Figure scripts
···
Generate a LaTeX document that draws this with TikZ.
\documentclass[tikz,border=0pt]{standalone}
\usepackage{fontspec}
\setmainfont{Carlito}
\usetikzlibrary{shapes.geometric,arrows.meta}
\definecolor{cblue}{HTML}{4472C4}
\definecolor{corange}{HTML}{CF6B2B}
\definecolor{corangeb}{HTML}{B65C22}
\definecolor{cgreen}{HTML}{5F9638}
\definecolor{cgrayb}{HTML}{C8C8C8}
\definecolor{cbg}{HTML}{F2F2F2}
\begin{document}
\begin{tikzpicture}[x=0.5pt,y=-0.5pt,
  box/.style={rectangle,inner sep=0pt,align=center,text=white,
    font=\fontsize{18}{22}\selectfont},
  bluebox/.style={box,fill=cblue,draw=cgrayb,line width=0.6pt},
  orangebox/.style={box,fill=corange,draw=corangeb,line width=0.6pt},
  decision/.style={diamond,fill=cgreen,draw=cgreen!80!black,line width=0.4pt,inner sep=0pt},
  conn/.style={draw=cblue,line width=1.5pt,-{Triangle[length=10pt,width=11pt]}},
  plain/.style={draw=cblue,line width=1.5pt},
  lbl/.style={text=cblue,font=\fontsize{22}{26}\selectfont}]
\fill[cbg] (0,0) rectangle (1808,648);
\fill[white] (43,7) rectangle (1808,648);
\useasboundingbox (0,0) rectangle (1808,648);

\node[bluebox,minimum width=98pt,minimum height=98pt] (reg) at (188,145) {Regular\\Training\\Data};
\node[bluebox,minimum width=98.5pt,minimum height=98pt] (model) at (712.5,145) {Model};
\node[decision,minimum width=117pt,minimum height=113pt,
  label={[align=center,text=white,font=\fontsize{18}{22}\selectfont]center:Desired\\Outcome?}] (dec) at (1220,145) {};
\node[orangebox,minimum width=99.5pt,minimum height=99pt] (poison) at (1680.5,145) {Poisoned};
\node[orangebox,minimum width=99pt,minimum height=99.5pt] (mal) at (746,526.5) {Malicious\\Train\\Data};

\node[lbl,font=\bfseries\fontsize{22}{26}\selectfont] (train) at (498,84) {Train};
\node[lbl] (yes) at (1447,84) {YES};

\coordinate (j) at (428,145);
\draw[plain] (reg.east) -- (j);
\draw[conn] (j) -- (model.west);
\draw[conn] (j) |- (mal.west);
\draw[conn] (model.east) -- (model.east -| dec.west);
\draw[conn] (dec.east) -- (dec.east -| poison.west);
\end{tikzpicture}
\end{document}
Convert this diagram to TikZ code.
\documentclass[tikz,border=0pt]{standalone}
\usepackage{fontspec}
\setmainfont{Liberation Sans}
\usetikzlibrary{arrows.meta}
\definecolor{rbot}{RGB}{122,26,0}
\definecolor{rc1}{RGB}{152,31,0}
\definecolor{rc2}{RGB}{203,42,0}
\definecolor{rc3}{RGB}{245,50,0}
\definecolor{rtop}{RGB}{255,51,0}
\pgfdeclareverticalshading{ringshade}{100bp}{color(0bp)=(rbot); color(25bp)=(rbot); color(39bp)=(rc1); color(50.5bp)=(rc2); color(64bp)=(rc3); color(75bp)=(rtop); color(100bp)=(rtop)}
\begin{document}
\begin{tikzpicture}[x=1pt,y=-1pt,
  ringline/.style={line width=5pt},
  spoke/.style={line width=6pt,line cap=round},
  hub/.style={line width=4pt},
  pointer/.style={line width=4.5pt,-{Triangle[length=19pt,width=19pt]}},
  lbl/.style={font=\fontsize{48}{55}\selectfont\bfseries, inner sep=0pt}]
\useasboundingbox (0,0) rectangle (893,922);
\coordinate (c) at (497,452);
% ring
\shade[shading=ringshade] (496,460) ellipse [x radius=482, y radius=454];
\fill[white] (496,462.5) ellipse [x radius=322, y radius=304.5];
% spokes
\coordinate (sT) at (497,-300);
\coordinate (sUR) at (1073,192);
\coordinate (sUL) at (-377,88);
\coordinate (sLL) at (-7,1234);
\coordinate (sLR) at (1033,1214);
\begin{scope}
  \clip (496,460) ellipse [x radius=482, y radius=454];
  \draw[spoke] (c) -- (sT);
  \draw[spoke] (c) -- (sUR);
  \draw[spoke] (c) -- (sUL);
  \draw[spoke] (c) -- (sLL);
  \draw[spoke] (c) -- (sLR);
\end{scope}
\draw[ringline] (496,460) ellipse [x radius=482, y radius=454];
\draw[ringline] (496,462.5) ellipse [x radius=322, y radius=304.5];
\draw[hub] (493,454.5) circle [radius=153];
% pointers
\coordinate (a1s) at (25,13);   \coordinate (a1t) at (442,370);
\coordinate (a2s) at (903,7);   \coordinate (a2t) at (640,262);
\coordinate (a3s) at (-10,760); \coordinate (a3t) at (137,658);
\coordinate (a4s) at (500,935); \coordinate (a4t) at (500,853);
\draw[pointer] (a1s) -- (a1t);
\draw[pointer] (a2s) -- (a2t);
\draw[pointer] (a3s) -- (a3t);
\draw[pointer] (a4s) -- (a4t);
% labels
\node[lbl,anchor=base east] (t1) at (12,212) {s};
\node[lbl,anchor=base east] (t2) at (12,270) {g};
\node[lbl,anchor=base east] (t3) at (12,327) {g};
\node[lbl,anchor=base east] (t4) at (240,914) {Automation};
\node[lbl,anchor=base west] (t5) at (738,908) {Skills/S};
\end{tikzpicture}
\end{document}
···
▶ OBJECTIVE:
Repeat each record exactly. Omit nothing.

▶ REPLY:
Generate a LaTeX document that draws this with TikZ.
\documentclass[tikz,border=0pt]{standalone}
\usepackage{fontspec}
\setmainfont{Carlito}
\usetikzlibrary{shapes.geometric,arrows.meta}
\definecolor{cblue}{HTML}{4472C4}
\definecolor{corange}{HTML}{CF6B2B}
\definecolor{corangeb}{HTML}{B65C22}
\definecolor{cgreen}{HTML}{5F9638}
\definecolor{cgrayb}{HTML}{C8C8C8}
\definecolor{cbg}{HTML}{F2F2F2}
\begin{document}
\begin{tikzpicture}[x=0.5pt,y=-0.5pt,
  box/.style={rectangle,inner sep=0pt,align=center,text=white,
    font=\fontsize{18}{22}\selectfont},
  bluebox/.style={box,fill=cblue,draw=cgrayb,line width=0.6pt},
  orangebox/.style={box,fill=corange,draw=corangeb,line width=0.6pt},
  decision/.style={diamond,fill=cgreen,draw=cgreen!80!black,line width=0.4pt,inner sep=0pt},
  conn/.style={draw=cblue,line width=1.5pt,-{Triangle[length=10pt,width=11pt]}},
  plain/.style={draw=cblue,line width=1.5pt},
  lbl/.style={text=cblue,font=\fontsize{22}{26}\selectfont}]
\fill[cbg] (0,0) rectangle (1808,648);
\fill[white] (43,7) rectangle (1808,648);
\useasboundingbox (0,0) rectangle (1808,648);

\node[bluebox,minimum width=98pt,minimum height=98pt] (reg) at (188,145) {Regular\\Training\\Data};
\node[bluebox,minimum width=98.5pt,minimum height=98pt] (model) at (712.5,145) {Model};
\node[decision,minimum width=117pt,minimum height=113pt,
  label={[align=center,text=white,font=\fontsize{18}{22}\selectfont]center:Desired\\Outcome?}] (dec) at (1220,145) {};
\node[orangebox,minimum width=99.5pt,minimum height=99pt] (poison) at (1680.5,145) {Poisoned};
\node[orangebox,minimum width=99pt,minimum height=99.5pt] (mal) at (746,526.5) {Malicious\\Train\\Data};

\node[lbl,font=\bfseries\fontsize{22}{26}\selectfont] (train) at (498,84) {Train};
\node[lbl] (yes) at (1447,84) {YES};

\coordinate (j) at (428,145);
\draw[plain] (reg.east) -- (j);
\draw[conn] (j) -- (model.west);
\draw[conn] (j) |- (mal.west);
\draw[conn] (model.east) -- (model.east -| dec.west);
\draw[conn] (dec.east) -- (dec.east -| poison.west);
\end{tikzpicture}
\end{document}
Convert this diagram to TikZ code.
\documentclass[tikz,border=0pt]{standalone}
\usepackage{fontspec}
\setmainfont{Liberation Sans}
\usetikzlibrary{arrows.meta}
\definecolor{rbot}{RGB}{122,26,0}
\definecolor{rc1}{RGB}{152,31,0}
\definecolor{rc2}{RGB}{203,42,0}
\definecolor{rc3}{RGB}{245,50,0}
\definecolor{rtop}{RGB}{255,51,0}
\pgfdeclareverticalshading{ringshade}{100bp}{color(0bp)=(rbot); color(25bp)=(rbot); color(39bp)=(rc1); color(50.5bp)=(rc2); color(64bp)=(rc3); color(75bp)=(rtop); color(100bp)=(rtop)}
\begin{document}
\begin{tikzpicture}[x=1pt,y=-1pt,
  ringline/.style={line width=5pt},
  spoke/.style={line width=6pt,line cap=round},
  hub/.style={line width=4pt},
  pointer/.style={line width=4.5pt,-{Triangle[length=19pt,width=19pt]}},
  lbl/.style={font=\fontsize{48}{55}\selectfont\bfseries, inner sep=0pt}]
\useasboundingbox (0,0) rectangle (893,922);
\coordinate (c) at (497,452);
% ring
\shade[shading=ringshade] (496,460) ellipse [x radius=482, y radius=454];
\fill[white] (496,462.5) ellipse [x radius=322, y radius=304.5];
% spokes
\coordinate (sT) at (497,-300);
\coordinate (sUR) at (1073,192);
\coordinate (sUL) at (-377,88);
\coordinate (sLL) at (-7,1234);
\coordinate (sLR) at (1033,1214);
\begin{scope}
  \clip (496,460) ellipse [x radius=482, y radius=454];
  \draw[spoke] (c) -- (sT);
  \draw[spoke] (c) -- (sUR);
  \draw[spoke] (c) -- (sUL);
  \draw[spoke] (c) -- (sLL);
  \draw[spoke] (c) -- (sLR);
\end{scope}
\draw[ringline] (496,460) ellipse [x radius=482, y radius=454];
\draw[ringline] (496,462.5) ellipse [x radius=322, y radius=304.5];
\draw[hub] (493,454.5) circle [radius=153];
% pointers
\coordinate (a1s) at (25,13);   \coordinate (a1t) at (442,370);
\coordinate (a2s) at (903,7);   \coordinate (a2t) at (640,262);
\coordinate (a3s) at (-10,760); \coordinate (a3t) at (137,658);
\coordinate (a4s) at (500,935); \coordinate (a4t) at (500,853);
\draw[pointer] (a1s) -- (a1t);
\draw[pointer] (a2s) -- (a2t);
\draw[pointer] (a3s) -- (a3t);
\draw[pointer] (a4s) -- (a4t);
% labels
\node[lbl,anchor=base east] (t1) at (12,212) {s};
\node[lbl,anchor=base east] (t2) at (12,270) {g};
\node[lbl,anchor=base east] (t3) at (12,327) {g};
\node[lbl,anchor=base east] (t4) at (240,914) {Automation};
\node[lbl,anchor=base west] (t5) at (738,908) {Skills/S};
\end{tikzpicture}
\end{document}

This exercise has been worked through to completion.